* BEGIN *

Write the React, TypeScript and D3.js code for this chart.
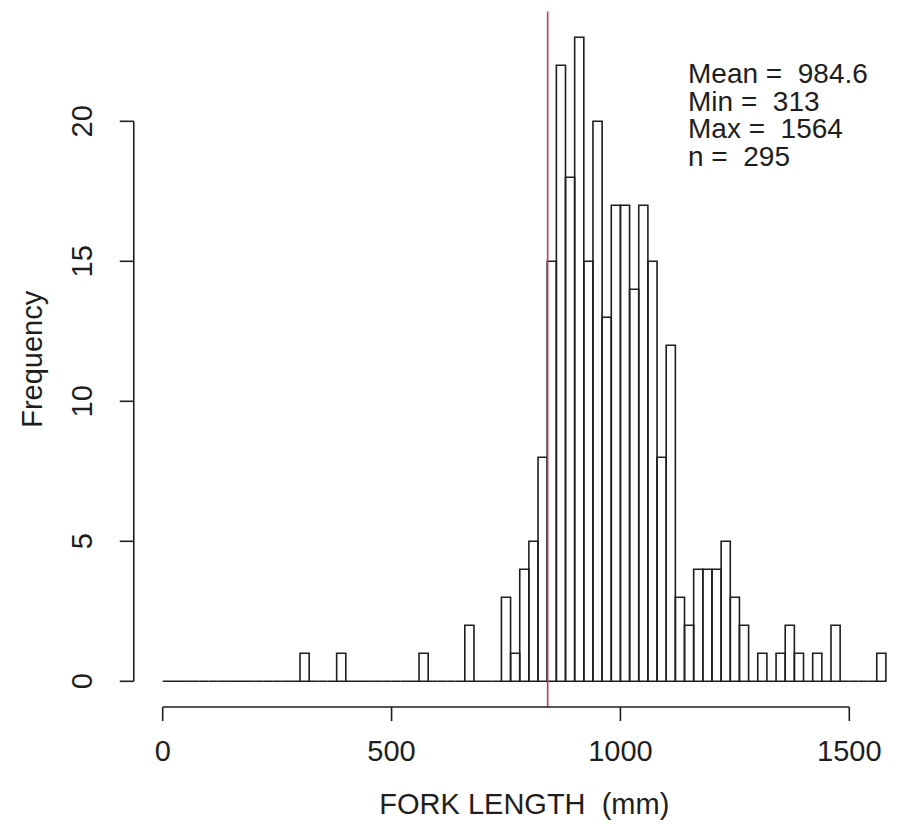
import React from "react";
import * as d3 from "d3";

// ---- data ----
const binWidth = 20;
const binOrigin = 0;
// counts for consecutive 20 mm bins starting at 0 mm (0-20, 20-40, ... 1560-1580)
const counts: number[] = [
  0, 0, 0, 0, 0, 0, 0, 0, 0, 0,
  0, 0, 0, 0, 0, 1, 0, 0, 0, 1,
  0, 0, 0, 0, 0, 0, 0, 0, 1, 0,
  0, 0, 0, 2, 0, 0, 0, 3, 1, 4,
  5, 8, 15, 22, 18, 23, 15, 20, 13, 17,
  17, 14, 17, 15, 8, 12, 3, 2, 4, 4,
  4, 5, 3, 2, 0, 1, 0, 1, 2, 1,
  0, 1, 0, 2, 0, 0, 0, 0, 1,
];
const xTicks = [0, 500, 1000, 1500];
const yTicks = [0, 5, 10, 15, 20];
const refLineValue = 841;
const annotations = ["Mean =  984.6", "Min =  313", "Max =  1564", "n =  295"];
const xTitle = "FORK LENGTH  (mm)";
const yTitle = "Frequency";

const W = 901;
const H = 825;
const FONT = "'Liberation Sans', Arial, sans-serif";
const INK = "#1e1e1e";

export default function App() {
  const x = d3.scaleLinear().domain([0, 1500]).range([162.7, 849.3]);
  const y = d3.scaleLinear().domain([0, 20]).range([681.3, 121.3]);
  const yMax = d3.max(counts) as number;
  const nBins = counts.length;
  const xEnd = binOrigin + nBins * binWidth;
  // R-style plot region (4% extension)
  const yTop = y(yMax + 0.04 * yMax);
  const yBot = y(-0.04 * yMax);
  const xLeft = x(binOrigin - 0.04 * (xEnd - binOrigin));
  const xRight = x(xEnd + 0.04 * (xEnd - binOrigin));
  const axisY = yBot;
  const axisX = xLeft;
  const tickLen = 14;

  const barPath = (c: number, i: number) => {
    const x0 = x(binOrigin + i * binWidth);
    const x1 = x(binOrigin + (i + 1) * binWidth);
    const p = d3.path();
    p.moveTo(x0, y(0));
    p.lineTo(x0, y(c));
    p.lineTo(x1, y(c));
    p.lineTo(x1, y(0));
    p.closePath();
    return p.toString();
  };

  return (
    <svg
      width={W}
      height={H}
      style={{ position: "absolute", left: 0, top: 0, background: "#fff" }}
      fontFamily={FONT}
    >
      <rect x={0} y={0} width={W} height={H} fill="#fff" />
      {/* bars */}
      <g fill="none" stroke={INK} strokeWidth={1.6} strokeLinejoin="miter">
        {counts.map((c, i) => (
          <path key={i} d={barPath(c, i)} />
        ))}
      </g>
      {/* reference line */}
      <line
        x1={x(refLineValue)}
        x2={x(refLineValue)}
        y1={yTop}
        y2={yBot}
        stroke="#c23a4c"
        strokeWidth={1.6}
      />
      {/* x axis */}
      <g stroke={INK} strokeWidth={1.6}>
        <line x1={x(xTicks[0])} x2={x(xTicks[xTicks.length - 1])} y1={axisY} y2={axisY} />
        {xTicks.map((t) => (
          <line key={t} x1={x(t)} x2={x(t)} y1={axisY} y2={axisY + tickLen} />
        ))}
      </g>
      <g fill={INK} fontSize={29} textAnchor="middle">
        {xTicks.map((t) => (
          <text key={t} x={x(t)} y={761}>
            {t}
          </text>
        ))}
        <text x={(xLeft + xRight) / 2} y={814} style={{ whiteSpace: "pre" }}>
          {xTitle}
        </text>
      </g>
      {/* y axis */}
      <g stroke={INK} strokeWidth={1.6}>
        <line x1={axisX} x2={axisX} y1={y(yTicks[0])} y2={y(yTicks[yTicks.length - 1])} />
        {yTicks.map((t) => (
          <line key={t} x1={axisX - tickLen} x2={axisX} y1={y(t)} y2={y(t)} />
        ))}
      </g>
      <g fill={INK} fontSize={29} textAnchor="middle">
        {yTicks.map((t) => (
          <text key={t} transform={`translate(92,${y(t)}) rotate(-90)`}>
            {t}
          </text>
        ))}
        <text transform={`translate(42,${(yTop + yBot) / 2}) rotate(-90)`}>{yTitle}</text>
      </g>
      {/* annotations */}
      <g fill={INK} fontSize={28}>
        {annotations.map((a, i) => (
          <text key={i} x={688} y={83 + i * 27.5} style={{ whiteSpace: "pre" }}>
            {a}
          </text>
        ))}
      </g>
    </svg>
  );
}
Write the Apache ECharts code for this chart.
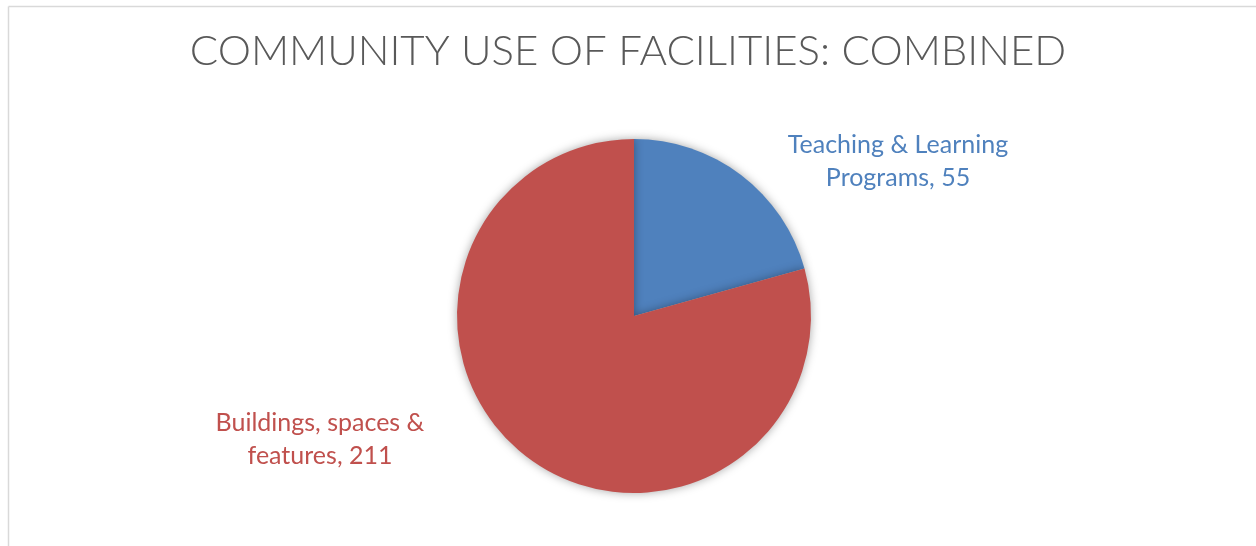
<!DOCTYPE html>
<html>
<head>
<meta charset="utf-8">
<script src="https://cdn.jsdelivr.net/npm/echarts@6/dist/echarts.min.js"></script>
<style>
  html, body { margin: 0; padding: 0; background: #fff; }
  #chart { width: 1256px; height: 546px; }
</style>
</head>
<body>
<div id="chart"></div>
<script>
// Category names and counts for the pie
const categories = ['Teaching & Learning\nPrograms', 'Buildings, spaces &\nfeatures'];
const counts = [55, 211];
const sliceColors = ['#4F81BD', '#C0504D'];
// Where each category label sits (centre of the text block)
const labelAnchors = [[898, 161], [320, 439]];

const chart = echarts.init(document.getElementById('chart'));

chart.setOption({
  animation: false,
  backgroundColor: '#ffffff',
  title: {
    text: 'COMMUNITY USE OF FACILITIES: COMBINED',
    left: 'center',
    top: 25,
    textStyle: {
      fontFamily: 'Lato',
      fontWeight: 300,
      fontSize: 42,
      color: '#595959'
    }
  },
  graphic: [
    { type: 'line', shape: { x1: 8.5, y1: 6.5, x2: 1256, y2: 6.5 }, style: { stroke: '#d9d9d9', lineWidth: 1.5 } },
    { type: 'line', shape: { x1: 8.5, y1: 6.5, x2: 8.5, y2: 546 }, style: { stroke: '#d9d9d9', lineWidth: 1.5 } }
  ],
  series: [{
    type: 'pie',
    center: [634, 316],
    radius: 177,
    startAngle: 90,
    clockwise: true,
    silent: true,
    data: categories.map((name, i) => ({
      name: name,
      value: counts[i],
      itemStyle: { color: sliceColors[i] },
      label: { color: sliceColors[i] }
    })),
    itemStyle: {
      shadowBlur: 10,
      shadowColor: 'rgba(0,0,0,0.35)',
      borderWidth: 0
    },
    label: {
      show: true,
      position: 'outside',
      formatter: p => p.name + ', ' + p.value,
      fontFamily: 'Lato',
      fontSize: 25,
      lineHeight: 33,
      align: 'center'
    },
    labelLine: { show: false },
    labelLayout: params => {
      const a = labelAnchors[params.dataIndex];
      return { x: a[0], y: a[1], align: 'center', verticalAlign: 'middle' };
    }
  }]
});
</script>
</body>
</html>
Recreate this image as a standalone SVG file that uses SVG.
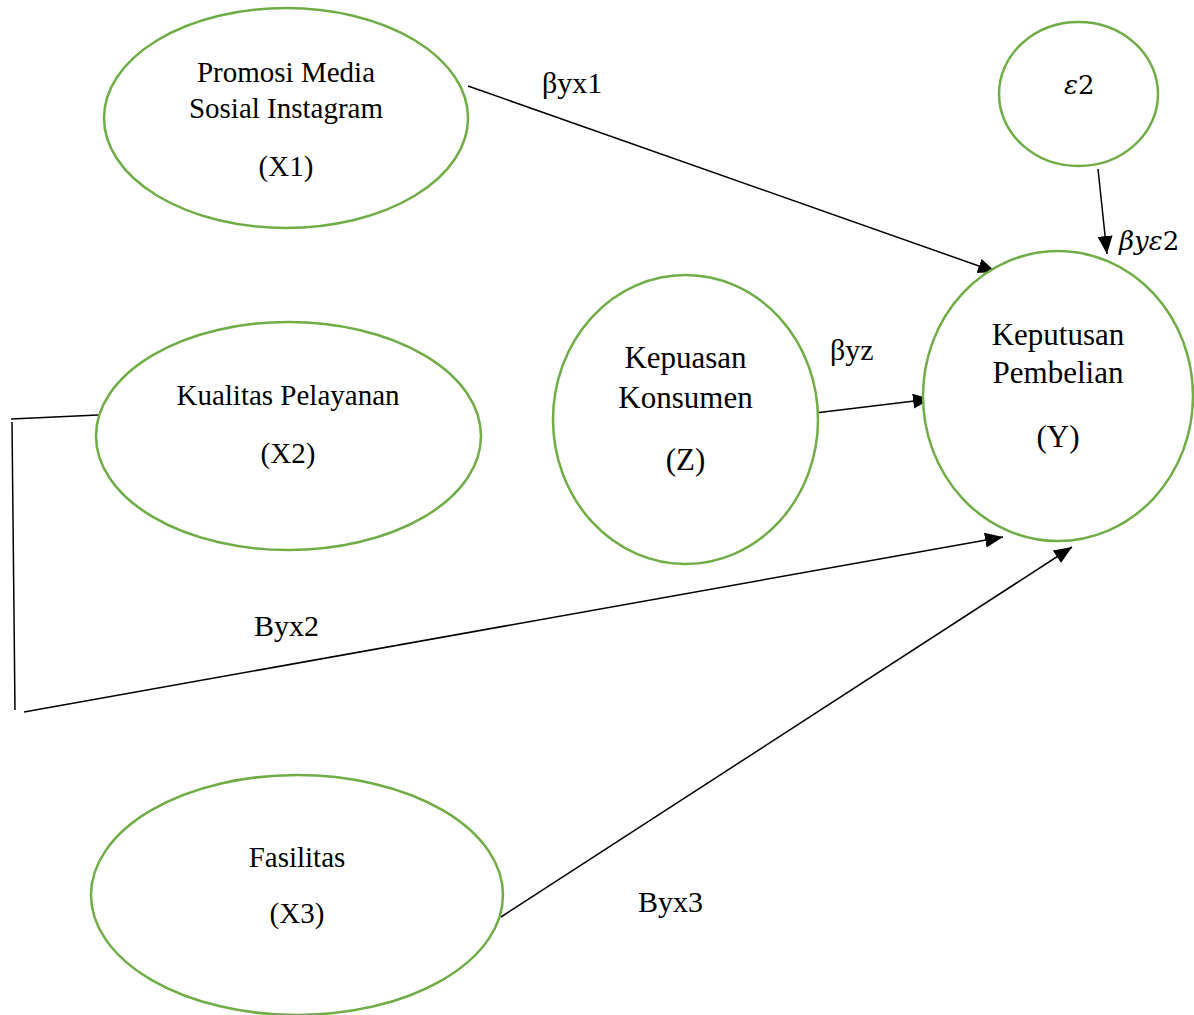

* END *

» Your task: Exactly as written, repeat the lines from the beginning of the entries up to and including the line with "import * as", but not the pictures.

» Solution to this problem:
Write the React, TypeScript and D3.js code for this chart.
import React from "react";
import * as d3 from "d3";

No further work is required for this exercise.